EXERCISE AIM.
Retype the opening lines of the listing below, ending with the line that contains "70.3, 70.55, 70.65]", and leave out any pictures.
┌──
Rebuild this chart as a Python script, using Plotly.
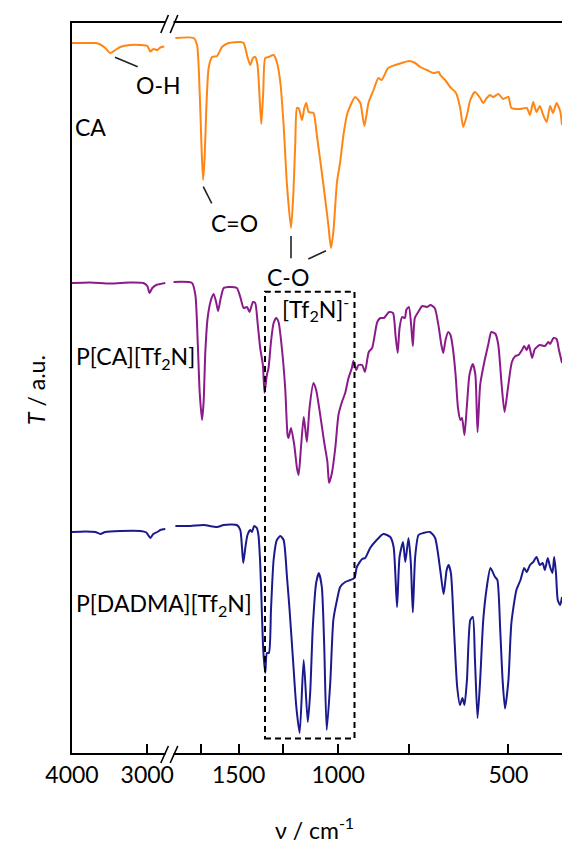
import math
import plotly.graph_objects as go

# ---------------- data (wavenumber in cm^-1, transmittance in a.u., offset) -------------
ca_left_wn = [4000, 3890, 3757, 3690, 3624, 3558, 3491, 3425, 3359, 3226, 3093, 3000, 2960, 2920, 2867, 2827, 2775]
ca_left_T = [71.0, 71.0, 71.0, 71.0, 70.85, 70.5, 70.0, 70.3, 70.6, 70.8, 70.8, 70.7, 70.15, 70.4, 70.3, 70.55, 70.65]

ca_right_wn = [1941, 1802, 1777, 1758, 1746, 1734, 1723, 1711, 1695, 1672,
               1638, 1605, 1562, 1490, 1470, 1447, 1431, 1415, 1402, 1389,
               1379, 1368, 1357, 1346, 1328, 1301, 1284, 1266, 1249, 1232,
               1212, 1200, 1191, 1183, 1175, 1159, 1148, 1139, 1128, 1106,
               1091, 1062, 1041, 1030, 1020, 1005, 992, 979, 963, 933,
               914, 899, 884, 866, 849, 838, 816, 793, 772, 749,
               731, 716, 697, 678, 664, 660, 647, 634, 619, 609,
               601, 592, 584, 573, 561, 554, 546, 539, 532, 521,
               511, 500, 494, 477, 464, 458, 452, 446, 440, 434,
               428, 422, 417, 411, 405, 402]
ca_right_T = [71.5, 71.5, 70.8, 66.1, 61.1, 57.3, 59.5, 64.5, 68.5, 69.6,
              69.7, 70.6, 71.0, 71.1, 71.0, 69.6, 68.8, 69.5, 69.6, 68.8,
              66.1, 62.9, 66.1, 69.5, 69.6, 69.8, 69.1, 67.1, 62.8, 56.8,
              52.5, 56.1, 61.1, 64.5, 64.5, 63.3, 64.5, 65.0, 64.1, 64.0,
              61.8, 56.8, 52.8, 50.5, 52.1, 57.1, 59.1, 61.8, 64.0, 65.6,
              65.0, 62.7, 65.0, 66.3, 67.5, 67.3, 68.5, 68.8, 69.0, 69.2,
              69.0, 68.6, 68.3, 68.0, 68.1, 67.8, 67.3, 66.6, 66.0, 64.6,
              62.6, 63.8, 65.3, 66.1, 65.5, 65.0, 65.5, 65.8, 65.6, 65.9,
              65.4, 65.6, 64.5, 64.4, 64.5, 63.8, 65.1, 64.1, 64.7, 63.8,
              63.1, 64.7, 64.0, 65.0, 64.2, 62.8]

pca_left_wn = [4000, 3757, 3491, 3226, 3053, 3000, 2970, 2934, 2881, 2761]
pca_left_T = [47.0, 47.05, 46.95, 47.05, 47.0, 46.7, 46.0, 46.5, 46.8, 47.0]

pca_right_wn = [1955, 1814, 1789, 1772, 1758, 1741, 1730, 1718, 1702, 1679,
                1661, 1644, 1631, 1616, 1594, 1561, 1511, 1490, 1470, 1450,
                1435, 1415, 1402, 1389, 1374, 1359, 1350, 1337, 1328, 1315,
                1301, 1287, 1275, 1258, 1241, 1229, 1224, 1212, 1196, 1183,
                1175, 1164, 1151, 1144, 1136, 1124, 1106, 1094, 1076, 1059,
                1045, 1038, 1026, 1012, 999, 985, 972, 959, 946, 940,
                929, 921, 907, 897, 883, 871, 853, 842, 830, 813,
                800, 792, 785, 779, 771, 762, 758, 750, 743, 738,
                732, 722, 710, 696, 687, 675, 665, 657, 652, 646,
                639, 633, 627, 620, 614, 608, 604, 598, 592, 586,
                578, 572, 567, 561, 553, 543, 536, 527, 521, 514,
                508, 501, 493, 486, 480, 473, 469, 464, 460, 454,
                449, 440, 431, 425, 422, 416, 411, 407, 402]
pca_right_T = [47.1, 47.0, 45.8, 41.1, 36.1, 33.3, 35.1, 40.1, 43.5, 45.3,
               45.9, 45.1, 44.2, 45.3, 46.5, 46.6, 46.5, 45.6, 44.5, 44.6,
               44.1, 45.1, 45.0, 43.1, 40.5, 38.8, 36.0, 37.8, 38.5, 41.1,
               43.0, 43.5, 43.1, 40.5, 36.5, 31.8, 31.5, 32.5, 30.8, 28.5,
               27.8, 30.5, 33.6, 32.5, 31.1, 34.5, 37.0, 36.3, 33.8, 31.1,
               29.1, 27.0, 28.0, 30.5, 33.8, 35.1, 36.0, 37.5, 38.5, 39.2,
               38.3, 38.8, 38.8, 38.1, 40.1, 40.5, 43.1, 43.5, 43.5, 44.1,
               44.0, 41.8, 40.0, 42.5, 43.6, 43.5, 44.3, 44.6, 42.8, 40.7,
               43.5, 44.1, 44.7, 44.6, 44.8, 44.5, 42.8, 40.8, 40.0, 41.3,
               42.1, 41.8, 40.5, 37.8, 34.5, 33.3, 33.5, 31.8, 34.8, 37.8,
               38.9, 37.8, 32.1, 36.8, 38.8, 40.8, 42.1, 41.9, 40.8, 36.8,
               34.1, 36.5, 39.1, 39.7, 39.8, 40.3, 40.7, 40.3, 40.8, 39.5,
               40.4, 40.8, 40.7, 41.1, 40.9, 41.5, 41.4, 40.3, 39.0]

pdadma_left_wn = [4000, 3823, 3690, 3624, 3558, 3359, 3093, 3013, 2960, 2920, 2867, 2827, 2761]
pdadma_left_T = [22.1, 22.15, 22.1, 21.9, 22.1, 22.2, 22.2, 22.05, 21.5, 21.9, 22.1, 22.3, 22.4]

pdadma_right_wn = [1941, 1826, 1730, 1638, 1594, 1511, 1490, 1480, 1472, 1460,
                   1447, 1431, 1421, 1408, 1393, 1384, 1374, 1365, 1357, 1346,
                   1337, 1326, 1315, 1301, 1284, 1266, 1249, 1232, 1219, 1202,
                   1186, 1170, 1151, 1132, 1121, 1109, 1094, 1082, 1069, 1059,
                   1048, 1033, 1020, 1005, 992, 972, 952, 936, 927, 907,
                   896, 878, 855, 832, 809, 798, 787, 779, 768, 761,
                   751, 744, 738, 731, 721, 707, 688, 674, 660, 651,
                   643, 638, 632, 624, 616, 609, 603, 598, 592, 584,
                   578, 573, 567, 561, 554, 546, 538, 528, 523, 517,
                   512, 507, 500, 494, 484, 476, 469, 464, 458, 452,
                   446, 440, 435, 431, 426, 422, 418, 415, 412, 409,
                   405, 402]
pdadma_right_T = [22.7, 22.7, 22.8, 22.6, 22.8, 22.8, 22.3, 20.6, 19.0, 20.5,
                  21.8, 22.3, 22.1, 22.7, 22.5, 21.8, 19.0, 14.3, 10.3, 8.0,
                  10.0, 10.0, 14.3, 19.3, 21.3, 21.7, 21.3, 17.6, 14.3, 9.3,
                  4.6, 2.0, 9.3, 3.1, 6.0, 12.6, 17.0, 18.0, 16.6, 11.0,
                  2.3, 7.0, 13.3, 15.3, 16.6, 17.1, 17.3, 17.5, 18.6, 19.4,
                  19.5, 20.5, 21.3, 21.9, 21.6, 20.6, 14.6, 19.6, 21.1, 19.1,
                  21.5, 19.0, 14.05, 19.6, 21.8, 22.0, 22.1, 21.5, 18.3, 15.9,
                  18.3, 18.8, 18.0, 12.3, 6.6, 4.8, 5.5, 4.8, 7.3, 13.3,
                  13.6, 9.3, 3.5, 7.3, 13.3, 16.6, 18.5, 17.6, 17.3, 12.3,
                  7.3, 4.45, 7.3, 13.0, 16.3, 17.3, 18.5, 18.1, 18.8, 19.1,
                  19.6, 18.8, 19.0, 18.3, 19.5, 18.6, 18.0, 19.6, 18.0, 15.3,
                  14.8, 15.6]

left_ticks = [4000, 3000]
left_ticktext = ["4000", "3000"]
right_ticks = [1750, 1500, 1250, 1000, 750, 500]
right_ticktext = ["", "1500", "", "1000", "", "500"]

# ---------------- figure geometry -------------
W, H = 562, 845
L, R, T, B = 72, 562, 23, 753
PW, PH = R - L, B - T
BREAK_PX = 168

def px(x):
    return (x - L) / PW

def py(y):
    return (B - y) / PH

FONT = "Lato"
FS = 23
ORANGE = "#FF8614"
PURPLE = "#8B1A8B"
BLUE = "#1A1A8E"
LW = 2

fig = go.Figure()
series = [
    (ca_left_wn, ca_left_T, ca_right_wn, ca_right_T, ORANGE),
    (pca_left_wn, pca_left_T, pca_right_wn, pca_right_T, PURPLE),
    (pdadma_left_wn, pdadma_left_T, pdadma_right_wn, pdadma_right_T, BLUE),
]
for lw_, lt_, rw_, rt_, col in series:
    fig.add_trace(go.Scatter(x=lw_, y=lt_, mode="lines", xaxis="x", yaxis="y",
                             line=dict(color=col, width=LW, shape="spline", smoothing=0.6),
                             showlegend=False, hoverinfo="skip"))
    fig.add_trace(go.Scatter(x=rw_, y=rt_, mode="lines", xaxis="x2", yaxis="y",
                             line=dict(color=col, width=LW, shape="spline", smoothing=0.6),
                             showlegend=False, hoverinfo="skip"))

axis_common = dict(showgrid=False, zeroline=False, showline=True, linecolor="black", linewidth=2,
                   mirror=True, ticks="inside", ticklen=9, tickwidth=2, tickcolor="black",
                   tickfont=dict(family=FONT, size=FS, color="black"))

fig.update_layout(
    width=W, height=H, autosize=False,
    margin=dict(l=L, r=W - R, t=T, b=H - B, pad=0, autoexpand=False),
    paper_bgcolor="white", plot_bgcolor="white",
    xaxis=dict(domain=[0, px(BREAK_PX)], range=[4000, 2725], anchor="y",
               tickvals=left_ticks, ticktext=left_ticktext, **axis_common),
    xaxis2=dict(domain=[px(BREAK_PX), 1], type="log", range=[math.log10(2000), math.log10(402)],
                anchor="y", tickvals=right_ticks, ticktext=right_ticktext, **axis_common),
    yaxis=dict(range=[0, 73], showgrid=False, zeroline=False, showline=True, linecolor="black",
               linewidth=2, showticklabels=False, ticks=""),
)

shapes = []
# axis break marks (top and bottom)
for (yc, ytop, ybot) in [(B, 746, 763), (T, 15, 33)]:
    shapes.append(dict(type="rect", xref="paper", yref="paper",
                       x0=px(165.5), x1=px(173.5), y0=py(yc + 2.5), y1=py(yc - 2.5),
                       fillcolor="white", line=dict(width=0), layer="above"))
    for xb in (160.8, 170.2):
        shapes.append(dict(type="line", xref="paper", yref="paper",
                           x0=px(xb), y0=py(ybot), x1=px(xb + 7.6), y1=py(ytop),
                           line=dict(color="black", width=1.6)))
# dashed box around the [Tf2N]- region
shapes.append(dict(type="rect", xref="paper", yref="paper",
                   x0=px(265), x1=px(354.5), y0=py(738.5), y1=py(291.7),
                   line=dict(color="black", width=2, dash="6px,4px"), fillcolor="rgba(0,0,0,0)"))
# pointer lines
for (x0, y0, x1, y1) in [(115, 57.3, 137.7, 66.7), (203.3, 186.7, 211.7, 203.3),
                         (291, 236, 291, 258.3), (308.3, 259, 326, 250.7)]:
    shapes.append(dict(type="line", xref="paper", yref="paper",
                       x0=px(x0), y0=py(y0), x1=px(x1), y1=py(y1),
                       line=dict(color="#222222", width=1.6)))
fig.update_layout(shapes=shapes)

def ann(text, x, y, xanchor="center", yanchor="middle", angle=0):
    fig.add_annotation(text=text, xref="paper", yref="paper", x=px(x), y=py(y),
                       xanchor=xanchor, yanchor=yanchor, showarrow=False, textangle=angle,
                       font=dict(family=FONT, size=FS, color="black"))

ann("CA", 73, 127, xanchor="left")
ann("O-H", 158.5, 85)
ann("C=O", 234.3, 223)
ann("C-O", 288.3, 277)
ann("P[CA][Tf<sub>2</sub>N]", 74, 358, xanchor="left")
ann("[Tf<sub>2</sub>N]<sup>-</sup>", 280, 309, xanchor="left")
ann("P[DADMA][Tf<sub>2</sub>N]", 74, 604, xanchor="left")
ann("ν / cm<sup>-1</sup>", 314, 828)
ann("<i>T</i> / a.u.", 36, 390, angle=-90)

fig.write_html("out.html")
└──
ANSWER TO THE TASK.
Rebuild this chart as a Python script, using Plotly.
import math
import plotly.graph_objects as go

# ---------------- data (wavenumber in cm^-1, transmittance in a.u., offset) -------------
ca_left_wn = [4000, 3890, 3757, 3690, 3624, 3558, 3491, 3425, 3359, 3226, 3093, 3000, 2960, 2920, 2867, 2827, 2775]
ca_left_T = [71.0, 71.0, 71.0, 71.0, 70.85, 70.5, 70.0, 70.3, 70.6, 70.8, 70.8, 70.7, 70.15, 70.4, 70.3, 70.55, 70.65]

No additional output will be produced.